Angela Davis : « il faut organiser des communautés de résistance »
A 69 ans, Angela Davis n’a pas perdu son âme de militante. Elle continue de se battre pour les droits civiques, aux États-Unis et partout dans le monde. Féministe, communiste, proche des « Black Panthers », elle est devenue une icône internationale dans les années 60. La figure emblématique du mouvement noir américain raconte ses combats, sa cavale, son acquittement, son statut de symbole dans un entretien exceptionnel.
Angela Davis, une icône révolutionnaire? « Ce terme d’icône ne me convient pas vraiment » estime la militante américaine. « C’est parce qu’il y a eu des mouvements de masse aux États-Unis et dans le monde entier que je suis connue » explique-t-elle, alors qu’un film qui retrace son parcours va sortir le 3 avril, Free Angela and all political prisoners. Elle qui « a grandi dans la ville où régnait la ségrégation », dit avoir pu comprendre la violence raciste et la ségrégation grâce à ses parents. « A l’âge de 11 ans, j’ai commencé à participer à un groupe de discussion interracial. Nous nous réunissions pour discuter dans une église qui a été détruite par une bombe ». Fichée communiste, elle rappelle que « c’était absurde parce que j’avais été recrutée pour enseigner le Marxisme ».
« Je recevais des courriers qui me disaient ‘rentre chez toi en Afrique!’, ‘rentre chez toi en Russie!' »
Elle a ainsi reçu « des piles et des piles de lettres de menace ». Elle a aussi été membre des Black Panthers. « Ce parti-là avait été appelé le parti des Black Panthers pour l’autodéfense. C’était donc une violence d’autodéfense » ajoute-t-elle pour expliquer leur droit de porter une arme à cette époque. Une époque pendant laquelle Angela Davis cachait son féminisme.
« On s’est dit à ce moment-là que l’on allait intégrer la lutte pour les droits de la femme à la lutte pour les communautés noires ».
Les choses ont basculé en 1970 quand un commando organise une prise d’otages lors du procès d’un des membres. A la suite de ce bain de sang, Angela Davis est accusée d’avoir fourni les armes. « Non, je n’ai pas fourni les armes pour cet acte-là bien sûr ». Mais ces armes lui appartenaient. « Elles avaient été achetées en mon nom pour mes gardes du corps.

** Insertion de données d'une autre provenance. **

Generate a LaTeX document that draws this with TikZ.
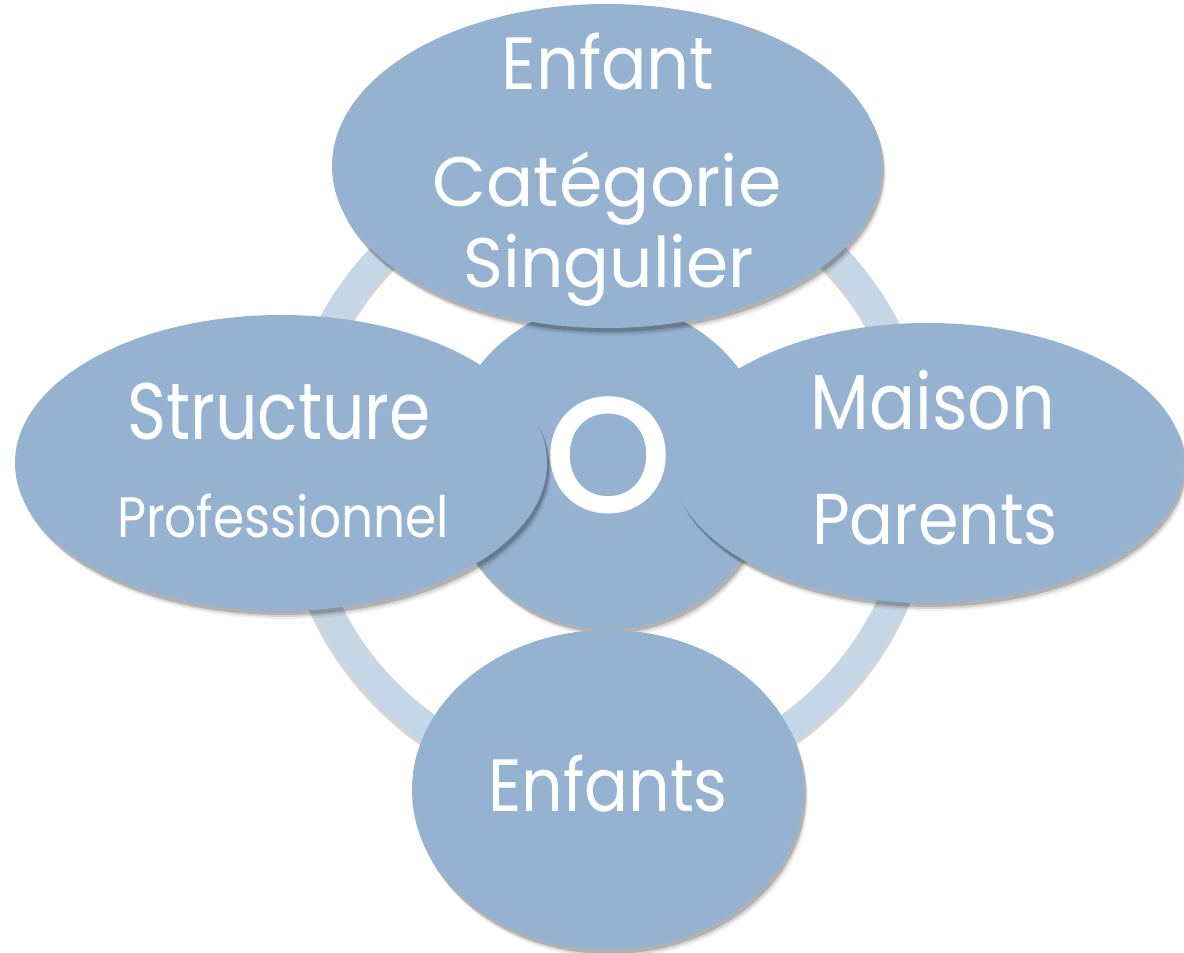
\documentclass[tikz,border=0pt]{standalone}
\usepackage{fontspec}
\setmainfont{Poppins}
\newfontfamily\ofont[FakeBold=3]{Poppins}
\usetikzlibrary{shapes.geometric,shadows}
\definecolor{blobfill}{HTML}{95B3D1}
\definecolor{ringfill}{HTML}{C5D6E6}
\tikzset{
  softshadow/.style={
    drop shadow={shadow xshift=4pt, shadow yshift=-8pt, opacity=0.06, fill=black},
    drop shadow={shadow xshift=3pt, shadow yshift=-6pt, opacity=0.10, fill=black},
    drop shadow={shadow xshift=2pt, shadow yshift=-4pt, opacity=0.18, fill=black}},
  blob/.style={ellipse, fill=blobfill, draw=none, inner sep=0pt, softshadow},
  lbl/.style={text=white, anchor=base, inner sep=0pt},
}
\begin{document}
\begin{tikzpicture}[x=1pt,y=1pt]
\useasboundingbox (0,0) rectangle (1184,953);
% ring
\coordinate (c) at (608,480);
\draw[black, opacity=0.16, line width=30pt] ([yshift=-4pt]c) circle[radius=312.5];
\draw[ringfill, line width=30pt] (c) circle[radius=312.5];
% centre circle
\node[blob, circle, minimum size=326pt] (centre) at (608,487) {};
\node[lbl, font=\ofont\fontsize{158}{158}\selectfont, xscale=1.0] (o) at (608,443) {O};
% outer ellipses
\node[blob, minimum width=550pt, minimum height=324pt] (top) at (607,787) {};
\node[blob, minimum width=532pt, minimum height=296pt] (left) at (281,490) {};
\node[blob, minimum width=512pt, minimum height=280pt] (right) at (928,490) {};
\node[blob, minimum width=392pt, minimum height=320pt] (bottom) at (608,163) {};
% labels
\node[lbl, font=\fontsize{74}{74}\selectfont, xscale=0.91] (t1) at (608,863) {Enfant};
\node[lbl, font=\fontsize{70}{70}\selectfont] (t2) at (607,746) {Catégorie};
\node[lbl, font=\fontsize{70}{70}\selectfont, xscale=0.97] (t3) at (609,665) {Singulier};
\node[lbl, font=\fontsize{80}{80}\selectfont, xscale=0.83] (l1) at (279,513) {Structure};
\node[lbl, font=\fontsize{57}{57}\selectfont, xscale=0.88] (l2) at (283,415) {Professionnel};
\node[lbl, font=\fontsize{78}{78}\selectfont, xscale=0.875] (r1) at (933,523) {Maison};
\node[lbl, font=\fontsize{72}{72}\selectfont, xscale=0.905] (r2) at (935,408) {Parents};
\node[lbl, font=\fontsize{74}{74}\selectfont, xscale=0.88] (b1) at (608,141) {Enfants};
\end{tikzpicture}
\end{document}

Mais c’est l’un d’eux qui a introduit ces armes dans le tribunal ». Elle revient alors sur sa fuite.
« Si j’étais allée me rendre aux autorités, probablement que j’aurais été exécutée par la police ».
Après 16 mois de détention, elle est libérée grâce à la mobilisation internationale. « En France il y a eu un mouvement très puissant » se souvient-elle en évoquant des photos de sa sur, en France, en compagnie de Louis Aragon. « C’était un mouvement qui a largement dépassé les attentes que, moi, j’aurais pu avoir ». Aujourd’hui, « je suppose que j’essaie d’être une révolutionnaire et d’être plus sage, même s’il y a une contradiction dans tout cela. Je continue de croire que pour que les choses changent, il faut organiser des communautés de résistance énormes ».